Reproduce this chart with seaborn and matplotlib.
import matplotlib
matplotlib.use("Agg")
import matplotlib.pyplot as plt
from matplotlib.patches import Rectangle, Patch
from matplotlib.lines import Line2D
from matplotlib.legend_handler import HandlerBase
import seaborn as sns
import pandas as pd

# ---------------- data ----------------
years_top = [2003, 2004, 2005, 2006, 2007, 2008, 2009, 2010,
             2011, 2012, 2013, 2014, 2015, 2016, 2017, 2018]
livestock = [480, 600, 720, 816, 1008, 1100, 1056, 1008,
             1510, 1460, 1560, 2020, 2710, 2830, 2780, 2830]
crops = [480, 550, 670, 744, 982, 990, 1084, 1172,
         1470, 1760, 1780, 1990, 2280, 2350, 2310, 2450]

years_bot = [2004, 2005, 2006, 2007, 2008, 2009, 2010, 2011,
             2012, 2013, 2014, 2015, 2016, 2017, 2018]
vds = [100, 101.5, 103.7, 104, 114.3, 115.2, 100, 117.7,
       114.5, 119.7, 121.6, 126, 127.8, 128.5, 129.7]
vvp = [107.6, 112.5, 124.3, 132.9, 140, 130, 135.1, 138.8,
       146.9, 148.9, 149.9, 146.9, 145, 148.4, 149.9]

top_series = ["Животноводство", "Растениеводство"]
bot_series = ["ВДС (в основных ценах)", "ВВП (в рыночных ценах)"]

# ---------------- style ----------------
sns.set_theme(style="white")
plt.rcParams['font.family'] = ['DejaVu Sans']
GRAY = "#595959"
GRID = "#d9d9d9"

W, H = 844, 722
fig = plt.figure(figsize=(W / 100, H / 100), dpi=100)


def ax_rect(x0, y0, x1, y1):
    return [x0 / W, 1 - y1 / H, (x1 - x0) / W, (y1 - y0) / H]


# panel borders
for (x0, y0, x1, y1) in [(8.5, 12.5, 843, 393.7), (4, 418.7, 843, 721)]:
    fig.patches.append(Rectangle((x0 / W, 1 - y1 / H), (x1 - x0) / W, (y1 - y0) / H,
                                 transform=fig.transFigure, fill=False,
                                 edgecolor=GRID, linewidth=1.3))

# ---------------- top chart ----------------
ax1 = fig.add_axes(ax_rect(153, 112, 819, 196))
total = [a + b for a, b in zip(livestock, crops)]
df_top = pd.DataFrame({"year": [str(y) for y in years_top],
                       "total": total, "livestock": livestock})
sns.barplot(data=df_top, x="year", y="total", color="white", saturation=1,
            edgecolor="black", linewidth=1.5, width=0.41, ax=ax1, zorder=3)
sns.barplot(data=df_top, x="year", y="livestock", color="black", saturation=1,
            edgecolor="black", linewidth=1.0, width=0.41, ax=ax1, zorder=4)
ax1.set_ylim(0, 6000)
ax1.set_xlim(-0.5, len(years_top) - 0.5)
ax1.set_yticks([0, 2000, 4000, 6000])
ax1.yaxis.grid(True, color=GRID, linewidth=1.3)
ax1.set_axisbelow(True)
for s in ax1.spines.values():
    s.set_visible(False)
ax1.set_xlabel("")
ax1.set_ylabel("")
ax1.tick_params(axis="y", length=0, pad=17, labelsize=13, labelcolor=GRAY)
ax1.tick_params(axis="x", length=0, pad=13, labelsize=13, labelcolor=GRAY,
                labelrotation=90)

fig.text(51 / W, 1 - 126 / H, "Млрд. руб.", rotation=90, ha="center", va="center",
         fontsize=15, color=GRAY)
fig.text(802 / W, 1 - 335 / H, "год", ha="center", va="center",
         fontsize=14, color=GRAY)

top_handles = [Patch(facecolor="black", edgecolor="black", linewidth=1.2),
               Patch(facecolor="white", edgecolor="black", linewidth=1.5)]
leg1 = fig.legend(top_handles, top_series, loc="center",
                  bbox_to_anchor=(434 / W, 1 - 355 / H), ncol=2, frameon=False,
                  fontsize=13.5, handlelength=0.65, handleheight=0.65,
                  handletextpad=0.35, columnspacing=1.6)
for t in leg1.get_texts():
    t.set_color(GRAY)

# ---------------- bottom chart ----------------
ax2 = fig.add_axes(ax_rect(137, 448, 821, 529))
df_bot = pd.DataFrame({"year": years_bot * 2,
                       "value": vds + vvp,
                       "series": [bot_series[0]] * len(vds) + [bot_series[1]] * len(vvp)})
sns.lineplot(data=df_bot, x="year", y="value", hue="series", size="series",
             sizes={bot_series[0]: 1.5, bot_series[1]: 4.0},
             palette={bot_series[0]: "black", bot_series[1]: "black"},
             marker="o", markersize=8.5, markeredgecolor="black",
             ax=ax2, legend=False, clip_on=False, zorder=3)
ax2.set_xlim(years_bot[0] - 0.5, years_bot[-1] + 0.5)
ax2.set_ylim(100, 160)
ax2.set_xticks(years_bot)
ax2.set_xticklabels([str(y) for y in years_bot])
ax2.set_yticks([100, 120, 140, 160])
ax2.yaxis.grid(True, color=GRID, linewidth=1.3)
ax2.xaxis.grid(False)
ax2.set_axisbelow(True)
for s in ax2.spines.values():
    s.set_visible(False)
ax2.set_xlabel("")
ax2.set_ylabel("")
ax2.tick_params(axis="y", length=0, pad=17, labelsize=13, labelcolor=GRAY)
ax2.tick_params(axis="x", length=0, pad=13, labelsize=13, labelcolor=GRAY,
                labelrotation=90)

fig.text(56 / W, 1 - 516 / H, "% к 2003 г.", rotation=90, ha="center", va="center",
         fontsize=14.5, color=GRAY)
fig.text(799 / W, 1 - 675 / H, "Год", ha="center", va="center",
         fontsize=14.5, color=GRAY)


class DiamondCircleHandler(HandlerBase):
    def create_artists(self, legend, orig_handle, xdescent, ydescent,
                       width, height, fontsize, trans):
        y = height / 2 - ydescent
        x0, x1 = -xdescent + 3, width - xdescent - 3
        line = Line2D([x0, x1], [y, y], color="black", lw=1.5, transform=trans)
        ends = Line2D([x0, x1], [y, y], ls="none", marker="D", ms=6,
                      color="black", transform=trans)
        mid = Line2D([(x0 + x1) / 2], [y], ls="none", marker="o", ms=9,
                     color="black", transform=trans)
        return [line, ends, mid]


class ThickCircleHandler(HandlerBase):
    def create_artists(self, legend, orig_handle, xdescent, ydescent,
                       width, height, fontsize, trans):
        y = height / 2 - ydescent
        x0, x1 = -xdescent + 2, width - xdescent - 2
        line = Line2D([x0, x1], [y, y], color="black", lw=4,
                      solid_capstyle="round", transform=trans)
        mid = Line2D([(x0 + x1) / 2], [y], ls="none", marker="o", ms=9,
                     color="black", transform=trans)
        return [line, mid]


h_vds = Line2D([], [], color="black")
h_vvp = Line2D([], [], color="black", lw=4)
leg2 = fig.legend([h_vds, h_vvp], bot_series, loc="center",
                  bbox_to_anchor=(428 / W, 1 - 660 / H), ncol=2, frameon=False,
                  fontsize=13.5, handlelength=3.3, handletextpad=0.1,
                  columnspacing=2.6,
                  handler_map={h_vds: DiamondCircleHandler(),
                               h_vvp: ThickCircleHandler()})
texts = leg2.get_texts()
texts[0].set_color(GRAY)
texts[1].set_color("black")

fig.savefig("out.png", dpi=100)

* * *

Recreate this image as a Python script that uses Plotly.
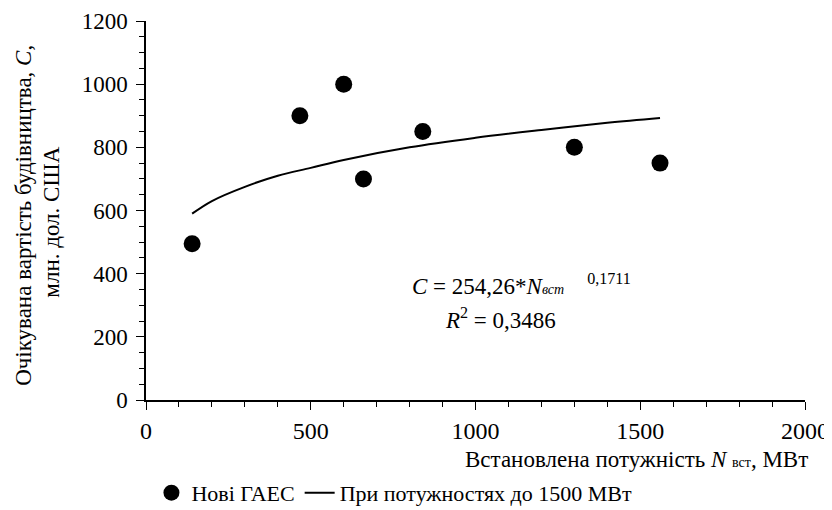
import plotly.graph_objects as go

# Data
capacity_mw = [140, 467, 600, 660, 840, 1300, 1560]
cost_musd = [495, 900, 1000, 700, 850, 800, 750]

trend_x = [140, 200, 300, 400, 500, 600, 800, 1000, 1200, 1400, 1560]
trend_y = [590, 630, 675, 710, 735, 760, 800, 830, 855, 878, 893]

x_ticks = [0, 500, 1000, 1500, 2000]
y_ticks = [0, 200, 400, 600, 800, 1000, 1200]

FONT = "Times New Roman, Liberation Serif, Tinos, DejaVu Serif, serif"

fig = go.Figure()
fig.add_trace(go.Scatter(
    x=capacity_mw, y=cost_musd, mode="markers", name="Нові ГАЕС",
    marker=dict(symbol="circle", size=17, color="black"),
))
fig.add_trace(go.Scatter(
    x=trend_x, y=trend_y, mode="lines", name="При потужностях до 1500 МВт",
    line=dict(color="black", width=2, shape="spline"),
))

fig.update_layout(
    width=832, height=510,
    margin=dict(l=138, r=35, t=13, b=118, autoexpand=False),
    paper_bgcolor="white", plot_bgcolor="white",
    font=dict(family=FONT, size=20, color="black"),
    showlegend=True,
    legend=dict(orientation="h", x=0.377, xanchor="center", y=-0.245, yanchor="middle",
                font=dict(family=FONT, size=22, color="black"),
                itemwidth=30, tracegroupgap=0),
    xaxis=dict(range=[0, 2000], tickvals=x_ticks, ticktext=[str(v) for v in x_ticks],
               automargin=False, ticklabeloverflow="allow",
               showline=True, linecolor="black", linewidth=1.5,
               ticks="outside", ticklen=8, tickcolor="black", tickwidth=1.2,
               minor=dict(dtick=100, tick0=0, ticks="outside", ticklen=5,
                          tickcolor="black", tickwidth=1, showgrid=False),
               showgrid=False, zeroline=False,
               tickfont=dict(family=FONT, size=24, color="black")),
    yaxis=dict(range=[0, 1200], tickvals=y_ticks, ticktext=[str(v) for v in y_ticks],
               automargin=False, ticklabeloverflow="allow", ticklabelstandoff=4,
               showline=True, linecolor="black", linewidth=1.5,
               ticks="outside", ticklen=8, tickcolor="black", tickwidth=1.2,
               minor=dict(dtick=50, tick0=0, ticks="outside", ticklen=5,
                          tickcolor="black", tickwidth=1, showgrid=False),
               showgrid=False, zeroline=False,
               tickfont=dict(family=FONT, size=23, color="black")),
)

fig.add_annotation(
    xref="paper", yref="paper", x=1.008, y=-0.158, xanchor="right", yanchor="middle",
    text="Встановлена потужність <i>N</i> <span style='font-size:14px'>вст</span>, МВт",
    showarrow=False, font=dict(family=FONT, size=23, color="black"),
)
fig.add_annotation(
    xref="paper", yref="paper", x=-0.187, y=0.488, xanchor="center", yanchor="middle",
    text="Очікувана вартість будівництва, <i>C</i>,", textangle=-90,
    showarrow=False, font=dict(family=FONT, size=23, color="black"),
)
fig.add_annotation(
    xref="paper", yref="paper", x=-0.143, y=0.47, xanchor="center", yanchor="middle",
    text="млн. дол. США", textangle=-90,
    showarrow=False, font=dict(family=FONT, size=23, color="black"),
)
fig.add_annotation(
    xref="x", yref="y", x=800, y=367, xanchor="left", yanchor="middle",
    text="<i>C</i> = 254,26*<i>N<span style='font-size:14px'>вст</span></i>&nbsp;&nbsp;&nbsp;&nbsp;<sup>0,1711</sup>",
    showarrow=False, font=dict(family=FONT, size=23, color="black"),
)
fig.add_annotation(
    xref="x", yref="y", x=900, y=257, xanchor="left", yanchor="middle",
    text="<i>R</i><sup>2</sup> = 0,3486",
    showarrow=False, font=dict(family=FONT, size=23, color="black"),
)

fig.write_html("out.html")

---

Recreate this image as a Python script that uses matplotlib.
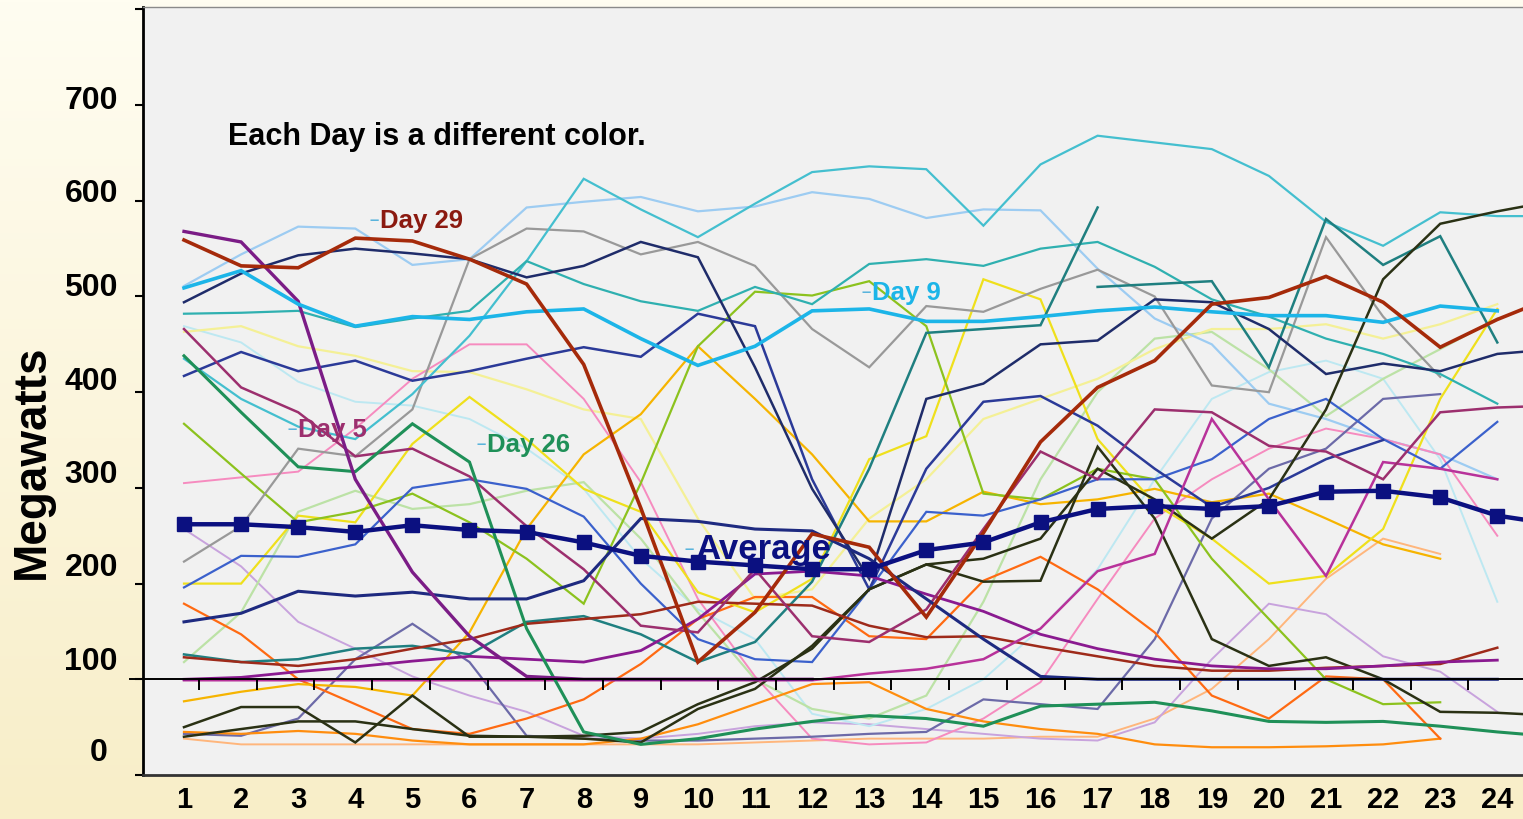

TASK INSTRUCTIONS
Look above for the line with "Recreate this image as a Python script that uses Plotly." and the line with "y_ticks = [0, 200, 400, 600, 800, 1000, 1200]"; set down those two lines and all lines between them exactly, without pictures and without anything else.

RESPONSE BELOW
Recreate this image as a Python script that uses Plotly.
import plotly.graph_objects as go

# Data
capacity_mw = [140, 467, 600, 660, 840, 1300, 1560]
cost_musd = [495, 900, 1000, 700, 850, 800, 750]

trend_x = [140, 200, 300, 400, 500, 600, 800, 1000, 1200, 1400, 1560]
trend_y = [590, 630, 675, 710, 735, 760, 800, 830, 855, 878, 893]

x_ticks = [0, 500, 1000, 1500, 2000]
y_ticks = [0, 200, 400, 600, 800, 1000, 1200]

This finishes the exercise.